— TASK REQUIREMENTS —
Gather every line from the entries below that includes "this".

Begin RECORDS PROVIDED

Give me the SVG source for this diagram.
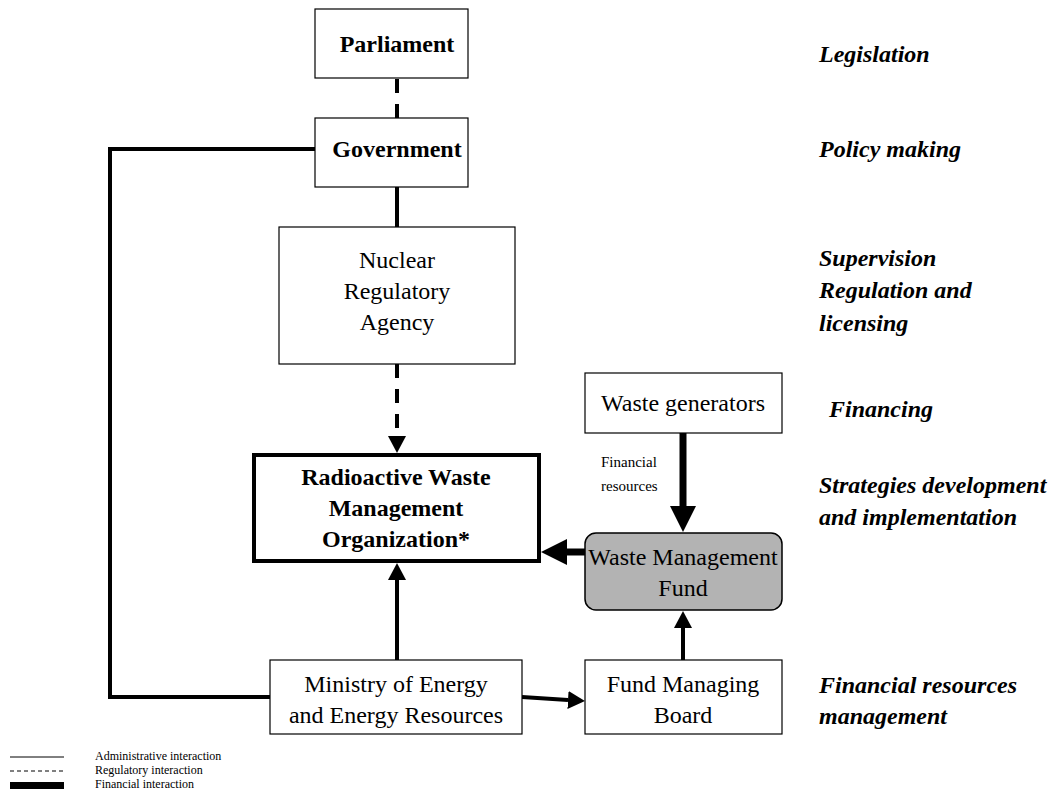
<svg xmlns="http://www.w3.org/2000/svg" width="1050" height="800" viewBox="0 0 1050 800">
  <style>
    text { font-family: "Liberation Serif", "Times New Roman", serif; fill: #000; }
    .node rect { fill: #fff; stroke: #000; stroke-width: 1.2; }
    .node text { font-size: 24px; text-anchor: middle; }
    .bold text { font-weight: bold; }
    #rwmo rect { stroke-width: 4; }
    #fund rect { fill: #b3b3b3; stroke-width: 1.5; }
    .adm { fill: none; stroke: #000; stroke-width: 4; }
    .reg { fill: none; stroke: #000; stroke-width: 4; stroke-dasharray: 14 11; }
    .fin { fill: none; stroke: #000; stroke-width: 7; }
    .level { font-size: 24px; font-weight: bold; font-style: italic; }
    .note { font-size: 15px; }
    .legend text { font-size: 12px; }
  </style>
  <defs>
    <marker id="head-s" markerUnits="userSpaceOnUse" markerWidth="18" markerHeight="18" refX="0" refY="9" orient="auto">
      <path d="M0,0 L17,9 L0,18 z" fill="#000"/>
    </marker>
    <marker id="head-l" markerUnits="userSpaceOnUse" markerWidth="27" markerHeight="26" refX="0" refY="13" orient="auto">
      <path d="M0,0 L26,13 L0,26 z" fill="#000"/>
    </marker>
  </defs>

  <!-- connectors -->
  <g id="connectors">
    <path class="reg" d="M397,79 V118"/>
    <path class="adm" d="M397,187 V227"/>
    <path class="reg" d="M397,364 V436" marker-end="url(#head-s)"/>
    <path class="adm" d="M315,149 H110 V697 H270"/>
    <path class="adm" d="M397,660 V580" marker-end="url(#head-s)"/>
    <path class="adm" d="M522,697 L568,700" marker-end="url(#head-s)"/>
    <path class="adm" d="M683,660 V628" marker-end="url(#head-s)"/>
    <path class="fin" d="M683,433 V506" marker-end="url(#head-l)"/>
    <path class="fin" d="M585,552 H567" marker-end="url(#head-l)"/>
    <text class="note" x="601" y="467">Financial</text>
    <text class="note" x="601" y="491">resources</text>
  </g>

  <!-- nodes -->
  <g id="parliament" class="node bold">
    <rect x="315" y="9" width="153" height="69"/>
    <text x="397" y="52">Parliament</text>
  </g>
  <g id="government" class="node bold">
    <rect x="315" y="118" width="153" height="69"/>
    <text x="397" y="157">Government</text>
  </g>
  <g id="nra" class="node">
    <rect x="279" y="227" width="236" height="137"/>
    <text x="397" y="268">Nuclear</text>
    <text x="397" y="299">Regulatory</text>
    <text x="397" y="330">Agency</text>
  </g>
  <g id="rwmo" class="node bold">
    <rect x="254" y="455" width="285" height="106"/>
    <text x="396" y="485">Radioactive Waste</text>
    <text x="396" y="516">Management</text>
    <text x="396" y="547">Organization*</text>
  </g>
  <g id="generators" class="node">
    <rect x="585" y="373" width="197" height="60"/>
    <text x="683" y="411">Waste generators</text>
  </g>
  <g id="fund" class="node">
    <rect x="585" y="533" width="197" height="77" rx="11" ry="11"/>
    <text x="683" y="565">Waste Management</text>
    <text x="683" y="596">Fund</text>
  </g>
  <g id="ministry" class="node">
    <rect x="270" y="660" width="252" height="74"/>
    <text x="396" y="692">Ministry of Energy</text>
    <text x="396" y="723">and Energy Resources</text>
  </g>
  <g id="board" class="node">
    <rect x="585" y="660" width="197" height="74"/>
    <text x="683" y="692">Fund Managing</text>
    <text x="683" y="723">Board</text>
  </g>

  <!-- functional levels -->
  <g id="levels">
    <text class="level" x="819" y="62">Legislation</text>
    <text class="level" x="819" y="157">Policy making</text>
    <text class="level" x="819" y="266">Supervision</text>
    <text class="level" x="819" y="298">Regulation and</text>
    <text class="level" x="819" y="331">licensing</text>
    <text class="level" x="829" y="417">Financing</text>
    <text class="level" x="819" y="493">Strategies development</text>
    <text class="level" x="819" y="525">and implementation</text>
    <text class="level" x="819" y="693">Financial resources</text>
    <text class="level" x="819" y="724">management</text>
  </g>

  <!-- legend -->
  <g id="legend" class="legend">
    <line x1="10" y1="757" x2="64" y2="757" stroke="#000" stroke-width="1"/>
    <line x1="10" y1="771" x2="64" y2="771" stroke="#000" stroke-width="1" stroke-dasharray="4 3"/>
    <rect x="10" y="782" width="54" height="7" fill="#000"/>
    <text x="95" y="760">Administrative interaction</text>
    <text x="95" y="774">Regulatory interaction</text>
    <text x="95" y="788">Financial interaction</text>
  </g>
</svg>
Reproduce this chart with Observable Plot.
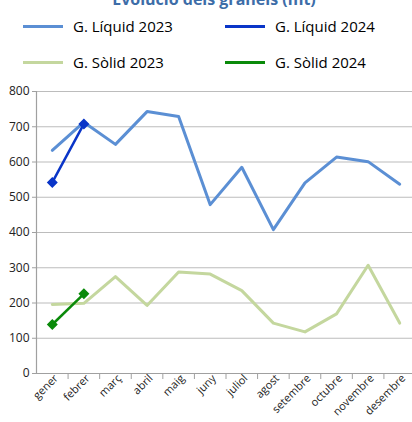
<!DOCTYPE html>
<html><head><meta charset="utf-8">
<script src="https://cdn.jsdelivr.net/npm/d3@7"></script>
<script src="https://cdn.jsdelivr.net/npm/@observablehq/plot@0.6"></script>
<style>
body{margin:0;background:#fff;font-family:"Open Sans",sans-serif;}
#wrap{position:relative;width:412px;height:422px;overflow:hidden;}
#title{position:absolute;top:-12px;left:0;width:428px;text-align:center;font-weight:bold;font-size:16px;color:#3D6DA8;}
.lg{position:absolute;font-size:15px;color:#000;display:flex;align-items:center;}
.lg span.sw{display:inline-block;width:40px;height:3px;margin-right:10px;}
#chart{position:absolute;top:80px;left:0;}
</style></head><body>
<div id="wrap">
<div id="title">Evolució dels granels (mt)</div>
<div id="legend"></div>
<div id="chart"></div>
</div>
<script>
const months = ["gener","febrer","març","abril","maig","juny","juliol","agost","setembre","octubre","novembre","desembre"];
const liquid2023 = [633,713,650,743,729,479,585,408,541,614,601,537];
const liquid2024 = [542,708];
const solid2023 = [196,199,275,193,288,282,235,143,118,169,307,143];
const solid2024 = [139,226];
const yTicks = [0,100,200,300,400,500,600,700,800];
const seriesNames = ["G. Líquid 2023","G. Líquid 2024","G. Sòlid 2023","G. Sòlid 2024"];
const colors = ["#5B8FD4","#0A35C8","#C4D79E","#0A8A0A"];

// legend
const legendPos = [[23,16],[225,16],[23,52],[225,52]];
const lg = document.getElementById("legend");
seriesNames.forEach((n,i)=>{
  const d = document.createElement("div");
  d.className="lg";
  d.style.left=legendPos[i][0]+"px"; d.style.top=legendPos[i][1]+"px";
  d.innerHTML=`<span class="sw" style="background:${colors[i]}"></span>${n}`;
  lg.appendChild(d);
});

const toRows = (vals, name) => vals.map((v,i)=>({month:months[i], value:v, series:name}));
const l23 = toRows(liquid2023, seriesNames[0]);
const l24 = toRows(liquid2024, seriesNames[1]);
const s23 = toRows(solid2023, seriesNames[2]);
const s24 = toRows(solid2024, seriesNames[3]);

const width = 412, ml = 36, mr = -3;
const bw = (width - ml - mr) / months.length;

const plot = Plot.plot({
  width, height: 342,
  marginLeft: ml, marginRight: mr, marginTop: 11, marginBottom: 49,
  style:{fontFamily:"Open Sans, sans-serif", fontSize:"11px", color:"#222", overflow:"visible"},
  x:{type:"band", domain: months, padding:0, round:false, label:null},
  y:{domain:[0,800], label:null},
  marks:[
    Plot.gridY(yTicks.filter(d=>d>0), {stroke:"#bcbcbc", strokeOpacity:1, strokeWidth:1.2}),
    Plot.ruleY([0], {stroke:"#a0a0a0", strokeWidth:1.2}),
    Plot.ruleX([months[0]], {dx:-bw/2, y1:0, y2:800, stroke:"#a0a0a0", strokeWidth:1.2}),
    Plot.axisY({ticks: yTicks, tickSize:4, tickPadding:3, stroke:"#a0a0a0", fontSize:12, color:"#222"}),
    Plot.axisX({tickSize:6, text:null, dx: bw/2, stroke:"#a0a0a0"}),
    Plot.axisX({tickSize:0, tickRotate:-45, tickPadding:3, fontSize:11, dx:4}),
    Plot.line(l23, {x:"month", y:"value", stroke:colors[0], strokeWidth:3}),
    Plot.line(s23, {x:"month", y:"value", stroke:colors[2], strokeWidth:3}),
    Plot.line(l24, {x:"month", y:"value", stroke:colors[1], strokeWidth:2.5}),
    Plot.dot(l24, {x:"month", y:"value", symbol:"diamond2", r:4, fill:colors[1], stroke:colors[1]}),
    Plot.line(s24, {x:"month", y:"value", stroke:colors[3], strokeWidth:2.5}),
    Plot.dot(s24, {x:"month", y:"value", symbol:"diamond2", r:4, fill:colors[3], stroke:colors[3]})
  ]
});
document.getElementById("chart").appendChild(plot);
</script>
</body></html>
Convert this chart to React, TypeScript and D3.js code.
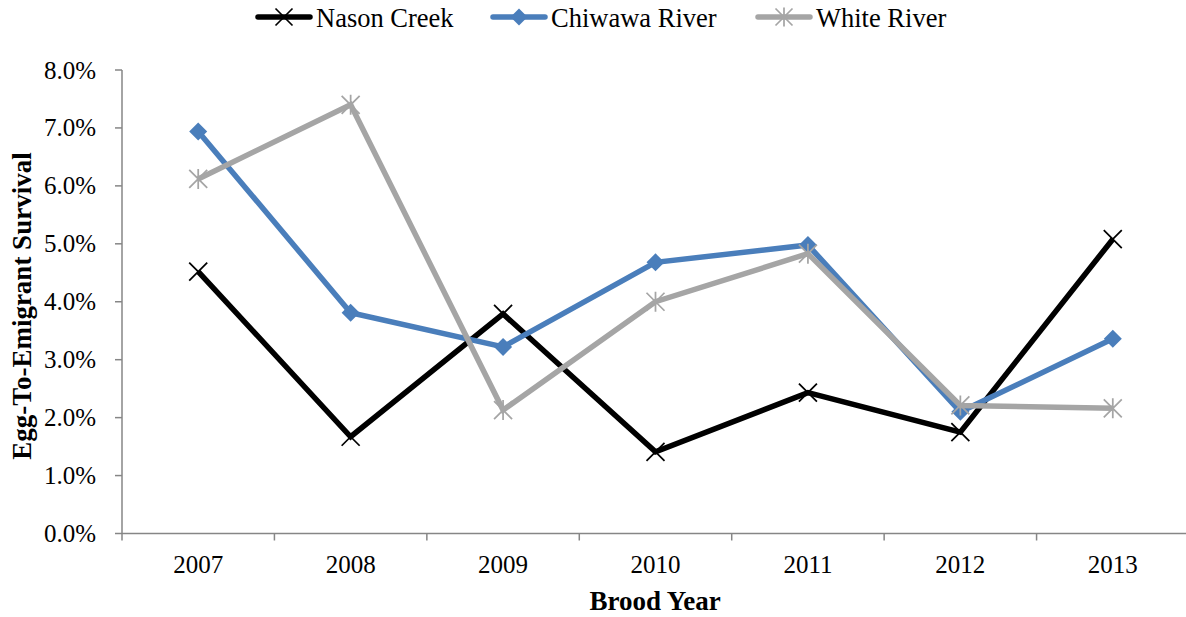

End RECORDS PROVIDED

— EXERCISE RESPONSE —
Give me the SVG source for this diagram.
Reproduce this chart with Observable Plot.
Convert this chart to React, TypeScript and D3.js code.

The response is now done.